Looking at the sweep of Christian history, we are often reminded of this message of the transience of human affairs, and, based on that, of the foolishness of associating faith with any particular state or social order. Even the Roman Empire was not to exist forever. Yet while Christian states have come and gone, not all the apparent disasters that afflicted particular communities have prevented the growth of what is today the world’s most numerous religion, and which will remain so for the foreseeable future. Although he was describing the Roman Catholic papacy, the nineteenth-century Lord Macaulay might well have been writing of the wider church that spans denominations:
She saw the commencement of all the governments and of all the ecclesiastical establishments that now exist in the world; and we feel no assurance that she is not destined to see the end of them all. She was great and respected before the Saxon had set foot on Britain, before the Frank had passed the Rhine, when Grecian eloquence still flourished at Antioch, when idols were still worshipped in the temple of Mecca. And she may still exist in undiminished vigour when some traveller from New Zealand shall, in the midst of a vast solitude, take his stand on a broken arch of London Bridge to sketch the ruins of St. Paul’s.9
The more we study the catastrophes and endings that befell individual churches in particular eras, the better we appreciate the surprising new births that Christianity achieves in these very years, in odd and surprising contexts. Just as Turkish power was reaching its height in the traditional Christian lands of the Middle East and the Balkans, so the seafaring Christian powers were bringing their faith to the New World and the Pacific. And while the 1915–25 period in the Middle East marked the extinction or ruin of ancient Christian communities, this was exactly the era in which the religion began its epochal growth in black Africa, arguably the most important event in Christian history since the Reformation. But the history can be appreciated in its fullness only by acknowledging the defeats and disasters alongside the triumphs and expansions.

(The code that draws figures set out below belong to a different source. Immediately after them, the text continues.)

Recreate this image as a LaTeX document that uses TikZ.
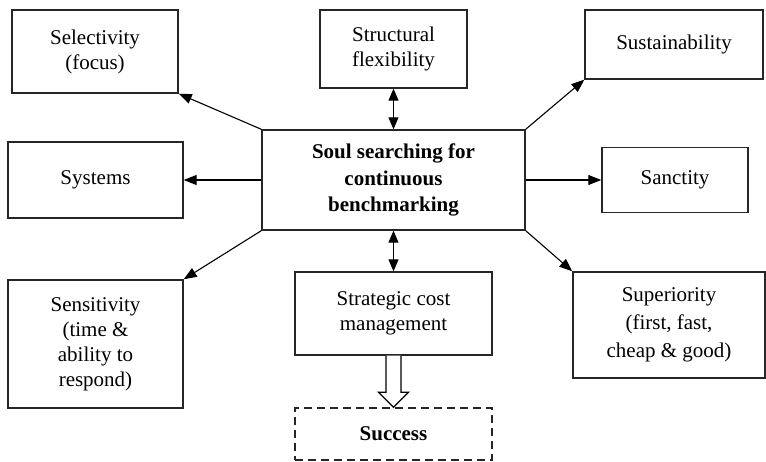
\documentclass[tikz,border=0pt]{standalone}
\usepackage{fontspec}
\setmainfont{Liberation Serif}
\usetikzlibrary{arrows.meta,calc}
\begin{document}
\begin{tikzpicture}[x=1pt,y=-1pt,
  box/.style={draw=black!85, line width=1.4pt, align=center, inner sep=0pt,
    font=\fontsize{21}{25}\selectfont},
  conn/.style={line width=1.1pt, -{Triangle[length=13pt,width=10pt]}},
  dconn/.style={line width=1.1pt, {Triangle[length=12pt,width=10pt]}-{Triangle[length=12pt,width=10pt]}}]
\useasboundingbox (0,0) rectangle (766,462);
\node[box, minimum width=166pt, minimum height=83pt] (sel) at (95,51.5) {Selectivity\\(focus)};
\node[box, minimum width=147pt, minimum height=78pt] (str) at (393.5,49) {Structural\\flexibility};
\node[box, minimum width=178pt, minimum height=69pt] (sus) at (674,44.5) {Sustainability};
\node[box, minimum width=263pt, minimum height=100pt, font=\fontsize{21}{26.5}\selectfont\bfseries] (cen) at (393.5,180) {Soul searching for\\continuous\\benchmarking};
\node[box, minimum width=175pt, minimum height=76pt] (sys) at (95.5,180) {Systems};
\node[box, minimum width=146pt, minimum height=65pt] (san) at (675,180) {Sanctity};
\node[box, minimum width=175pt, minimum height=128pt] (sen) at (95.5,344) {Sensitivity\\(time \&\\ability to\\respond)};
\node[box, minimum width=197pt, minimum height=83pt] (scm) at (393.5,313.5) {Strategic cost\\management};
\node[box, minimum width=192pt, minimum height=106pt, font=\fontsize{21}{28}\selectfont] (sup) at (669,325) {Superiority\\(first, fast,\\cheap \& good)};
\node[box, dash pattern=on 8pt off 5pt, minimum width=197pt, minimum height=52pt, font=\fontsize{21}{25}\selectfont\bfseries] (suc) at (393.5,434) {Success};
\draw[conn] (cen.north west) -- (sel.south east);
\draw[conn] (cen.north east) -- (sus.south west);
\draw[conn] (cen.west) -- (sys.east);
\draw[conn] (cen.east) -- (san.west);
\draw[conn] (cen.south west) -- (sen.north east);
\draw[conn] (cen.south east) -- (sup.north west);
\draw[dconn] (str.south) -- (cen.north);
\draw[dconn] (cen.south) -- (scm.north);
\draw[line width=1.3pt, fill=white, line join=miter]
  ($(scm.south)+(-7.5,0)$) -- ($(suc.north)+(-7.5,-15)$) -- ($(suc.north)+(-15,-15)$)
  -- (suc.north) -- ($(suc.north)+(15,-15)$) -- ($(suc.north)+(7.5,-15)$) -- ($(scm.south)+(7.5,0)$);
\end{tikzpicture}
\end{document}
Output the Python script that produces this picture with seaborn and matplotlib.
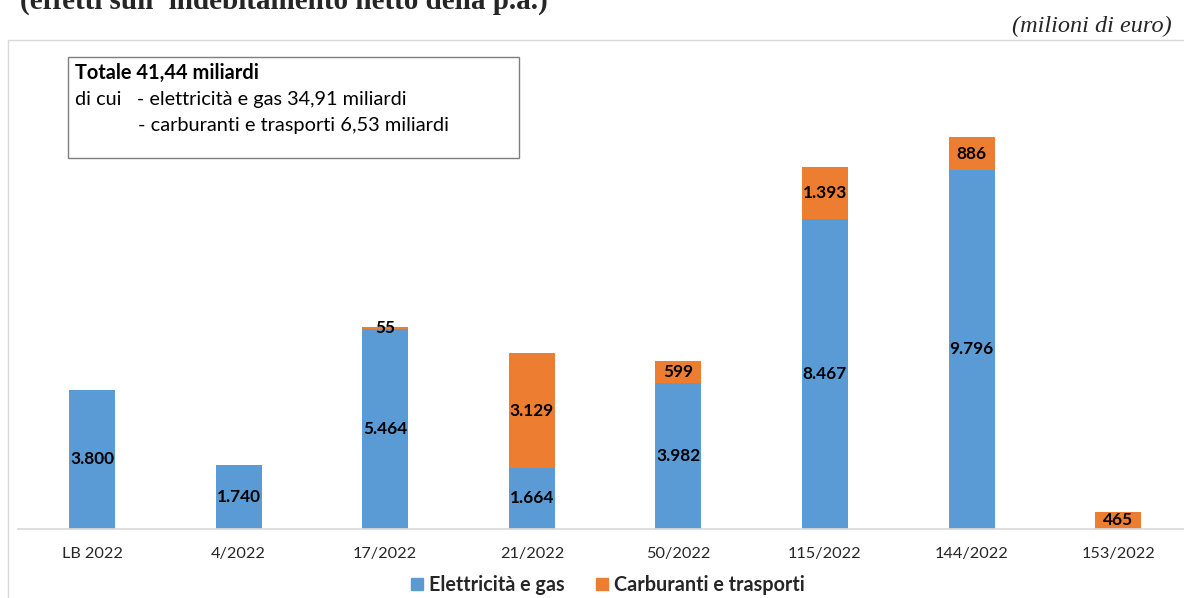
import matplotlib
matplotlib.use("Agg")
import matplotlib.pyplot as plt
import matplotlib.patches as mpatches
import pandas as pd
import seaborn as sns

# dati (milioni di euro)
categorie = ['LB 2022', '4/2022', '17/2022', '21/2022', '50/2022', '115/2022', '144/2022', '153/2022']
elettricita_gas = [3800, 1740, 5464, 1664, 3982, 8467, 9796, 0]
carburanti_trasporti = [0, 0, 55, 3129, 599, 1393, 886, 465]

BLU = '#5B9BD5'
ARANCIO = '#ED7D31'

sns.set_theme(style='white')
plt.rcParams['font.family'] = ['Lato', 'DejaVu Sans']

df = pd.DataFrame({'decreto': categorie, 'elettricita': elettricita_gas, 'carburanti': carburanti_trasporti})
df['totale'] = df['elettricita'] + df['carburanti']

W, H = 1184, 598
fig = plt.figure(figsize=(W / 100, H / 100), dpi=100)

# cornice grigia del grafico
fig.patches.append(mpatches.Rectangle((8 / W, -0.05), 1.0, 1 - 40 / H + 0.05, transform=fig.transFigure,
                                      fill=False, edgecolor='#D9D9D9', lw=1))

ax = fig.add_axes([18 / W, 69 / H, (W - 18) / W, 440 / H])
# barre impilate: prima il totale (arancio), sopra la parte elettricita (blu)
sns.barplot(data=df, x='decreto', y='totale', color=ARANCIO, width=0.314, saturation=1, linewidth=0, ax=ax)
sns.barplot(data=df, x='decreto', y='elettricita', color=BLU, width=0.314, saturation=1, linewidth=0, ax=ax)

ax.set_xlim(-0.505, 7.449)
ax.set_ylim(0, 12000)
ax.set_xlabel('')
ax.set_ylabel('')
ax.set_yticks([])
for s in ['top', 'left', 'right']:
    ax.spines[s].set_visible(False)
ax.spines['bottom'].set_color('#D9D9D9')
ax.tick_params(axis='x', length=0, pad=13, labelsize=11.7, colors='#262626')

def fmt(v):
    return f"{v:,}".replace(',', '.')

for i, (e, c) in enumerate(zip(elettricita_gas, carburanti_trasporti)):
    if e > 0:
        ax.text(i, e / 2, fmt(e), ha='center', va='center', fontsize=12.4, fontweight='bold', color='black')
    if c > 0:
        ax.text(i, e + c / 2, fmt(c), ha='center', va='center', fontsize=12.4, fontweight='bold', color='black')

# riquadro con i totali
fig.patches.append(mpatches.Rectangle((68 / W, 1 - 158 / H), (519 - 68) / W, 101 / H, transform=fig.transFigure,
                                      fill=False, edgecolor='#7F7F7F', lw=1))
fig.text(75 / W, 1 - 73 / H, 'Totale 41,44 miliardi', fontsize=14.4, fontweight='bold', va='center', color='black')
fig.text(75 / W, 1 - 100 / H, 'di cui   - elettricità e gas 34,91 miliardi', fontsize=14.3, va='center', color='black')
fig.text(138 / W, 1 - 126 / H, '- carburanti e trasporti 6,53 miliardi', fontsize=14.4, va='center', color='black')

# titolo tagliato in alto e unita di misura
fig.text(20 / W, 1 - 9 / H, "(effetti sull' indebitamento netto della p.a.)", fontsize=21, fontweight='bold',
         family='Liberation Serif', va='baseline', ha='left')
fig.text(1172 / W, 1 - 32 / H, '(milioni di euro)', fontsize=17.5, style='italic',
         family='Liberation Serif', va='baseline', ha='right')

# legenda
handles = [mpatches.Patch(color=BLU, label='Elettricità e gas'),
           mpatches.Patch(color=ARANCIO, label='Carburanti e trasporti')]
leg = fig.legend(handles=handles, loc='center', bbox_to_anchor=(608 / W, 1 - 585 / H), ncol=2, frameon=False,
                 handlelength=0.62, handleheight=0.62, handletextpad=0.3, columnspacing=1.6,
                 prop={'size': 14.2, 'weight': 'bold'})

fig.savefig('out.png', dpi=100)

The fictional Father Rodrigues could find no explanation for the divine silence in the face of the annihilation of churches. Yet perhaps, the silence is not as baffling as it seems. Silence, after all, comes in two very different forms. Sometimes, indeed, nobody is speaking; but on other occasions, people are unable or unwilling to listen to what is being said. Christians believe that God speaks through history; and only by knowing that history can we hope to interpret momentous events like the Japanese persecutions and the fall of the Asian churches. Yet Christians have systematically forgotten or ignored so very much of their history that it is scarcely surprising that they encounter only a deafening silence. Losing the ancient churches is one thing, but losing their memory and experience so utterly is a disaster scarcely less damaging. To break the silence, we need to recover those memories, to restore that history. To borrow the title of one of Charles Olson’s great poems: the chain of memory is resurrection.